The Night Moves strand can always be relied on to provide some quality genre fare. Anna and the Apocalypse is a horror comedy musical where a teenage girl bands together with her friends to defeat an undead horde that invades on the night of the school Christmas concert. Blood Fest is a self-aware horror comedy where a group of teens must utilise their knowledge of horror movies to escape an influx of monsters when a horror festival turns real-life bloody. Period piece The Most Assassinated Woman in the World sees an actress at the Grand Guignol theatre become embroiled in a series of brutal murders. In psychosexual drama Piercing, a new father who develops a compulsion to kill his child decides to instead take it out on a call girl, who turns out to be more than a match for him. Possum sees a children’s puppeteer return home to face up to his stepfather, and also try to deal with the control the eponymous hand puppet has over him. In Solis, an astronaut trapped in an escape pod is caught in the gravitational pull of the sun, with only a weak connection to a mission control commander to hear his urgent pleas for help. In White Chamber the near-future UK is ravaged by civil war, and a woman awakes imprisoned in a high tech torture room and interrogated for information she claims not to have, it soon transpiring that all is not as it seems.

Some other new offerings to put on your radar include Zombillenium, an animated children’s film set in a theme park staffed by the undead, where its first ever human employee teams up with his new friends to stop the vampires from taking over; haunting drama The Secret of Marrowbone, where four British siblings escape their abusive father by travelling to America to live on their mother’s decaying family estate, where a presence may be lurking upstairs; and documentary Life After Flash, showcasing the career of Sam J Jones beyond his brush with stardom as the saviour of the universe.

A retrospective of mainstream American horror movies of the early to mid ‘80s brings us big screen showings of seminal werewolf outing The Howling, early slasher A Nightmare on Elm Street, zombie classic Day of the Dead and ghost story Poltergeist, while cult vampire flick Near Dark and post-nuclear survival tale Testament screen as part of a showcase of the decade’s female directors.

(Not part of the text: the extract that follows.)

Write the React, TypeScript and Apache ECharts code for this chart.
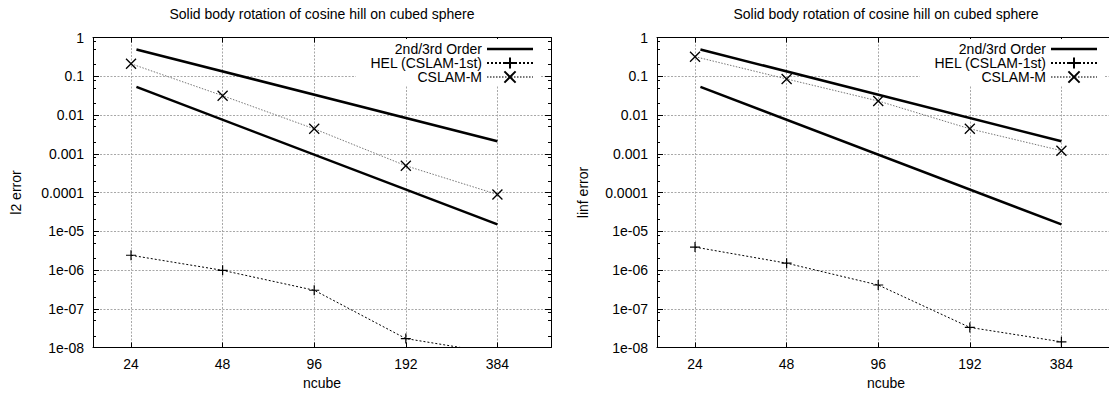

A selection of European classics includes M, where a child murderer stalking the streets of Berlin is hunted down by beggars and criminals; La Belle et la Bête, the first ever adaptation of Beauty and the Beast; The Seventh Seal, where a knight returning from the Crusades challenges Death to a chess match to forestall his demise while searching for meaning in his nihilistic existence; and Solaris, where a psychologist travels to a distant space station whose crew have been experiencing visions and hallucinations, only to realise a greater force is at work when he is visited by his dead wife.

For more filmgoing fun, in the weekend prior to the festival St Andrew Square garden is transformed into an open-air cinema, offering free screenings of a variety of blockbusters and family fare, which this year features Wonder Woman, Casablanca, Top Gun, The Incredibles, Paddington, Paddington 2, Big, Who Framed Roger Rabbit?, Moulin Rouge!, Thor: Ragnarok, Jason and the Argonauts, The Greatest Showman, Ghostbusters, Big Trouble in Little China, and Star Wars: The Last Jedi.

Tickets for all films are now on sale, and can be bought from the festival website, where further information on each screening and their venues is also available. The festival itself begins on Wednesday 20th June and runs until Sunday 1st July.